[Start]

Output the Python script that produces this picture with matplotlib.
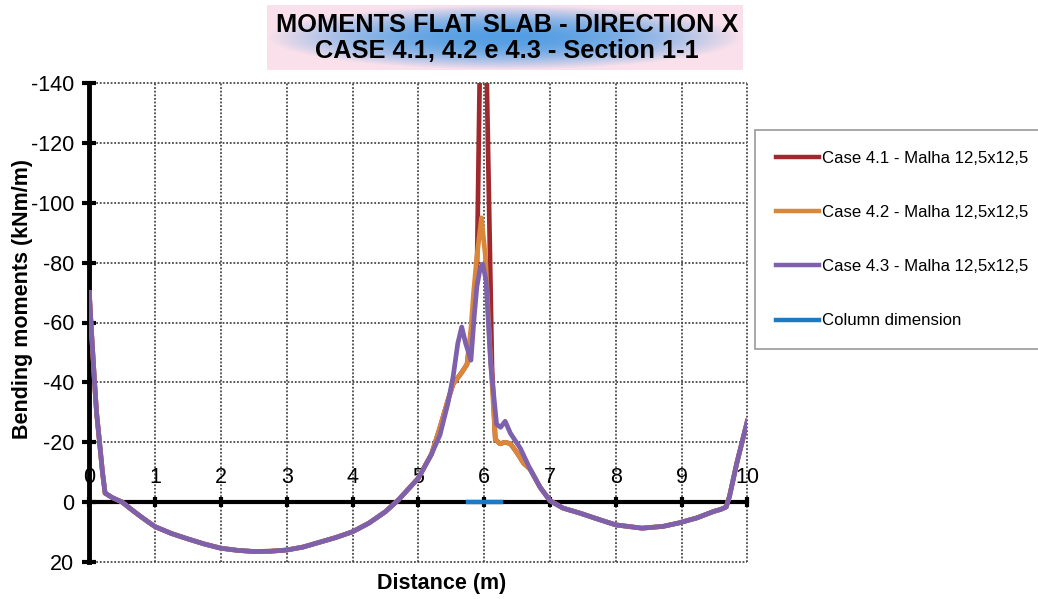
import numpy as np
import matplotlib
matplotlib.use("Agg")
import matplotlib.pyplot as plt
from matplotlib.lines import Line2D

plt.rcParams['font.family'] = ['Liberation Sans', 'DejaVu Sans']
plt.rcParams['axes.unicode_minus'] = False

# shared part of the three cases, left span (m, kNm/m)
x_left = [0.00, 0.03, 0.08, 0.11, 0.16, 0.20, 0.24, 0.35, 0.50, 0.625, 0.75, 0.875,
          1.00, 1.25, 1.50, 1.75, 2.00, 2.25, 2.50, 2.75, 3.00, 3.25, 3.50, 3.75,
          4.00, 4.25, 4.50, 4.70, 5.00, 5.20]
m_left = [-70, -58, -40, -30, -19, -10, -3, -1.5, 0, 2.2, 4.3, 6.3,
          8.2, 10.5, 12.3, 14.0, 15.4, 16.1, 16.5, 16.4, 16.0, 15.0, 13.4, 11.8,
          9.9, 7.0, 3.2, -0.8, -8, -16]

# shared part, right span
x_right = [6.70, 6.85, 7.00, 7.20, 7.46, 7.76, 8.00, 8.40, 8.72, 8.95, 9.23,
           9.49, 9.60, 9.68, 9.73, 9.84, 10.00]
m_right = [-11, -5, -0.5, 2.0, 3.7, 5.9, 7.6, 8.7, 8.1, 7.0, 5.3,
           3.1, 2.4, 1.6, -2, -13, -27]

# around the column (differs per case)
x_mid_41 = [5.33, 5.45, 5.53, 5.65, 5.74, 5.80, 5.89, 5.98, 6.12, 6.17, 6.24,
            6.32, 6.40, 6.50, 6.60]
m_mid_41 = [-25, -34, -39.5, -43, -46, -56, -75, -215, -45, -21, -19.5,
            -20, -19.5, -16.5, -13]

x_mid_42 = [5.33, 5.45, 5.53, 5.65, 5.74, 5.80, 5.84, 5.89, 5.96, 6.02, 6.08,
            6.17, 6.24, 6.32, 6.40, 6.50, 6.60]
m_mid_42 = [-25, -34, -39.5, -43, -46, -58, -70, -82, -95, -82, -55,
            -21, -19.5, -20, -19.5, -16.5, -13]

x_mid_43 = [5.33, 5.45, 5.53, 5.60, 5.66, 5.72, 5.80, 5.85, 5.89, 5.94, 5.98,
            6.03, 6.10, 6.19, 6.25, 6.32, 6.40, 6.55]
m_mid_43 = [-22.5, -33, -42, -53, -58.5, -53, -47.4, -62, -72, -78, -79.5,
            -74, -46, -26, -25, -27, -23, -18]

column_x = [5.75, 6.25]
column_m = [0, 0]

labels = ['Case 4.1 - Malha 12,5x12,5', 'Case 4.2 - Malha 12,5x12,5',
          'Case 4.3 - Malha 12,5x12,5', 'Column dimension']
colors = ['#a0292d', '#db873a', '#7d61ad', '#1c7ac4']

W, H = 1038, 599
fig = plt.figure(figsize=(W / 100, H / 100), dpi=100)

# title box with gradient
tax = fig.add_axes([267 / W, 1 - 70 / H, 476 / W, 65 / H])
u, v = np.meshgrid(np.linspace(-1, 1, 300), np.linspace(-1, 1, 60))
r = np.clip(np.sqrt(u ** 2 + v ** 2), 0, 1) ** 2.0
c_in = np.array([0.33, 0.62, 0.89])
c_out = np.array([0.98, 0.88, 0.92])
grad = c_in * (1 - r[..., None]) + c_out * r[..., None]
tax.imshow(grad, aspect='auto', extent=[0, 1, 0, 1])
tax.set_axis_off()
fig.text(507 / W, 1 - 25 / H, 'MOMENTS FLAT SLAB - DIRECTION X', ha='center', va='center',
         fontsize=18.3, fontweight='bold')
fig.text(507 / W, 1 - 51 / H, 'CASE 4.1, 4.2 e 4.3 - Section 1-1', ha='center', va='center',
         fontsize=18.3, fontweight='bold')

ax = fig.add_axes([89.3 / W, 1 - 562 / H, 658 / W, 479 / H])

ax.plot(x_left + x_mid_41 + x_right, m_left + m_mid_41 + m_right, color=colors[0], lw=3.4,
        solid_joinstyle='round', zorder=4)
ax.plot(x_left + x_mid_42 + x_right, m_left + m_mid_42 + m_right, color=colors[1], lw=3.4,
        solid_joinstyle='round', zorder=5)
ax.plot(x_left + x_mid_43 + x_right, m_left + m_mid_43 + m_right, color=colors[2], lw=3.4,
        solid_joinstyle='round', zorder=6)
ax.plot(column_x, column_m, color=colors[3], lw=3.2, zorder=3)

ax.set_xlim(0, 10)
ax.set_ylim(20, -140)
ax.set_xticks(range(0, 11))
ax.set_yticks(range(-140, 21, 20))

ax.spines['top'].set_visible(False)
ax.spines['right'].set_visible(False)
ax.spines['left'].set_linewidth(3.5)
ax.spines['bottom'].set_position(('data', 0))
ax.spines['bottom'].set_linewidth(3)
ax.spines['bottom'].set_zorder(2.5)

ax.grid(True, color='#4a4a4a', linestyle=(0, (1, 1)), linewidth=1.3)
for gl in ax.get_xgridlines() + ax.get_ygridlines():
    gl.set_clip_on(False)
ax.set_axisbelow(True)

ax.tick_params(axis='y', direction='inout', length=10, width=3, labelsize=15.5, pad=6)
ax.tick_params(axis='x', direction='inout', length=7, width=3, labelsize=15.5, pad=-29)

fig.text(23 / W, 1 - 299 / H, 'Bending moments (kNm/m)', rotation=90, ha='center',
         va='center', fontsize=15.5, fontweight='bold')
fig.text(442 / W, 1 - 583 / H, 'Distance (m)', ha='center', va='center',
         fontsize=15.5, fontweight='bold')

handles = [Line2D([], [], color=c, lw=3.2) for c in colors]
leg = fig.legend(handles, labels, loc='upper left', bbox_to_anchor=(755 / W, 1 - 130 / H),
                 fontsize=12.1, frameon=True, fancybox=False, edgecolor='#808080',
                 borderpad=1.25, borderaxespad=0, handlelength=2.55, handletextpad=0.2,
                 labelspacing=2.33)
leg.get_frame().set_linewidth(1.2)

fig.savefig('out.png', dpi=100)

[End]

### Aim of the task
Omitting all pictures, restate exactly the lines of the material from its start through the line that contains "-21, -19.5, -20, -19.5, -16.5, -13]".

### Response
Output the Python script that produces this picture with matplotlib.
import numpy as np
import matplotlib
matplotlib.use("Agg")
import matplotlib.pyplot as plt
from matplotlib.lines import Line2D

plt.rcParams['font.family'] = ['Liberation Sans', 'DejaVu Sans']
plt.rcParams['axes.unicode_minus'] = False

# shared part of the three cases, left span (m, kNm/m)
x_left = [0.00, 0.03, 0.08, 0.11, 0.16, 0.20, 0.24, 0.35, 0.50, 0.625, 0.75, 0.875,
          1.00, 1.25, 1.50, 1.75, 2.00, 2.25, 2.50, 2.75, 3.00, 3.25, 3.50, 3.75,
          4.00, 4.25, 4.50, 4.70, 5.00, 5.20]
m_left = [-70, -58, -40, -30, -19, -10, -3, -1.5, 0, 2.2, 4.3, 6.3,
          8.2, 10.5, 12.3, 14.0, 15.4, 16.1, 16.5, 16.4, 16.0, 15.0, 13.4, 11.8,
          9.9, 7.0, 3.2, -0.8, -8, -16]

# shared part, right span
x_right = [6.70, 6.85, 7.00, 7.20, 7.46, 7.76, 8.00, 8.40, 8.72, 8.95, 9.23,
           9.49, 9.60, 9.68, 9.73, 9.84, 10.00]
m_right = [-11, -5, -0.5, 2.0, 3.7, 5.9, 7.6, 8.7, 8.1, 7.0, 5.3,
           3.1, 2.4, 1.6, -2, -13, -27]

# around the column (differs per case)
x_mid_41 = [5.33, 5.45, 5.53, 5.65, 5.74, 5.80, 5.89, 5.98, 6.12, 6.17, 6.24,
            6.32, 6.40, 6.50, 6.60]
m_mid_41 = [-25, -34, -39.5, -43, -46, -56, -75, -215, -45, -21, -19.5,
            -20, -19.5, -16.5, -13]

x_mid_42 = [5.33, 5.45, 5.53, 5.65, 5.74, 5.80, 5.84, 5.89, 5.96, 6.02, 6.08,
            6.17, 6.24, 6.32, 6.40, 6.50, 6.60]
m_mid_42 = [-25, -34, -39.5, -43, -46, -58, -70, -82, -95, -82, -55,
            -21, -19.5, -20, -19.5, -16.5, -13]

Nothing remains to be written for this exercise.